看到院中的荒凉,第一次是怨恨,恨我没能还它们生命,恨我把它们带到世上来却又抛弃它们。第二次是伤心,伤心我无能为力。第三次第四次……只剩下怅然若失。
而今那院中,只有几棵芦荟,水仙等娇弱的植物全部碾落在泥土里。
幸好,我还有一两棵开花的树。
一棵月季,一棵灯笼树。还有一棵被爷爷挽留下来的枇杷树。
为什么种枇杷树呢?
因为《项脊轩志》最后一句:庭有枇杷树,吾妻死之年所手植也,今已亭亭如盖已。
潸然很久。
幸好,它们还在家里等着我。
就算我狠心不愿回去看它们,它们还是好好的。
“小河流,我愿待在你身旁,听你唱永恒的歌声,让我在回忆中,寻找往日,那戴着蝴蝶花的小女孩。”

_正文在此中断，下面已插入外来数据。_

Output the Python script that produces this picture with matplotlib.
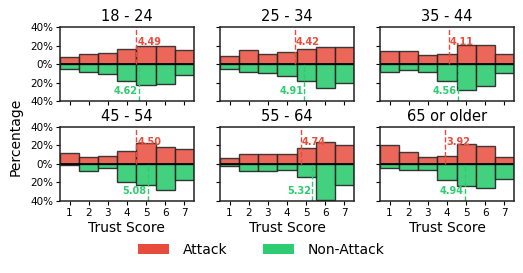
import matplotlib
matplotlib.use("Agg")
import matplotlib.pyplot as plt
import numpy as np
from matplotlib.patches import Patch

scores = [1, 2, 3, 4, 5, 6, 7]
groups = ["18 - 24", "25 - 34", "35 - 44", "45 - 54", "55 - 64", "65 or older"]

# percentage of respondents per trust score
attack = [
    [7.6, 10.8, 11.9, 16.6, 19.1, 19.1, 15.1],
    [9.0, 14.8, 10.8, 13.0, 16.6, 18.7, 18.0],
    [14.1, 14.1, 10.1, 11.2, 20.2, 20.2, 10.8],
    [11.4, 7.9, 8.9, 13.6, 22.5, 18.2, 16.4],
    [6.4, 10.4, 10.7, 10.4, 16.8, 23.2, 20.7],
    [20.0, 12.9, 7.9, 8.6, 21.4, 19.6, 7.9],
]
non_attack = [
    [5.3, 8.5, 10.3, 18.8, 22.8, 22.0, 12.3],
    [5.0, 8.6, 9.7, 13.0, 18.0, 25.9, 20.9],
    [8.3, 6.1, 8.3, 18.0, 27.7, 23.4, 9.4],
    [1.4, 7.5, 4.3, 19.3, 22.9, 28.6, 17.1],
    [2.1, 7.9, 7.9, 6.4, 13.9, 39.3, 23.2],
    [3.9, 6.1, 6.1, 17.9, 23.6, 26.1, 16.1],
]
attack_mean = [4.49, 4.42, 4.11, 4.50, 4.74, 3.92]
non_attack_mean = [4.62, 4.91, 4.56, 5.08, 5.32, 4.94]

RED = "#e74c3c"
GREEN = "#2ecc71"

fig = plt.figure(figsize=(5.23, 2.73), dpi=100)
lefts = [0.1147, 0.4207, 0.7266]
bottoms = [0.630, 0.264]
w, h = 0.256, 0.271

for i, grp in enumerate(groups):
    r, c = divmod(i, 3)
    ax = fig.add_axes([lefts[c], bottoms[r], w, h])
    ax.bar(scores, attack[i], width=1.0, color=RED, alpha=0.85,
           edgecolor="#222222", linewidth=1.0)
    ax.bar(scores, -np.array(non_attack[i]), width=1.0, color=GREEN, alpha=0.9,
           edgecolor="#222222", linewidth=1.0)
    ax.axhline(0, color="black", linewidth=1.2)

    ax.axvline(attack_mean[i], ymin=0.5, ymax=1.0, color=RED, ls="--", lw=1.0)
    ax.axvline(non_attack_mean[i], ymin=0.0, ymax=0.5, color=GREEN, ls="--", lw=1.0)
    ax.text(attack_mean[i] + 0.05, 24, f"{attack_mean[i]:.2f}", color=RED,
            fontsize=7, fontweight="bold", ha="left", va="center")
    ax.text(non_attack_mean[i] - 0.05, -29.5, f"{non_attack_mean[i]:.2f}", color=GREEN,
            fontsize=7, fontweight="bold", ha="right", va="center")

    ax.set_xlim(0.5, 7.5)
    ax.set_ylim(-40, 40)
    ax.set_xticks(scores)
    ax.set_yticks([-40, -20, 0, 20, 40])
    ax.set_title(grp, fontsize=10.5, pad=4)
    ax.tick_params(labelsize=7.5, length=3, pad=2)
    if c == 0:
        ax.set_yticklabels(["40%", "20%", "0%", "20%", "40%"])
    else:
        ax.set_yticklabels([])
    if r == 0:
        ax.set_xticklabels([])
    else:
        ax.set_xlabel("Trust Score", fontsize=10, labelpad=2)
    for s in ax.spines.values():
        s.set_linewidth(1.1)
        s.set_color("#222222")

fig.text(0.03, 0.50, "Percentage", rotation=90, fontsize=10, ha="center", va="center")

handles = [Patch(facecolor=RED, label="Attack"), Patch(facecolor=GREEN, label="Non-Attack")]
fig.legend(handles=handles, loc="center", bbox_to_anchor=(0.5, 0.085), ncol=2,
           frameon=False, fontsize=10, handlelength=2.2, handleheight=0.8,
           columnspacing=2.6, handletextpad=1.0)

fig.savefig("out.png", dpi=100)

我打字不快,思维也紊乱,不过这不可称之为借口,当我写下来,再虐心一次,我便真的忘了。
心头之事便少一桩。
谢谢那位码字狂朋友。
其实我也话唠,我也是任性的辩论家。但是我也自卑胆怯,同时自负骄傲。
纠结挣扎间,忘掉了很多事,却没有全部忘掉,只是存着。总是翻起来自虐。
以后,不会再吝惜自己的笔墨。就算离乱纷繁,也是我的。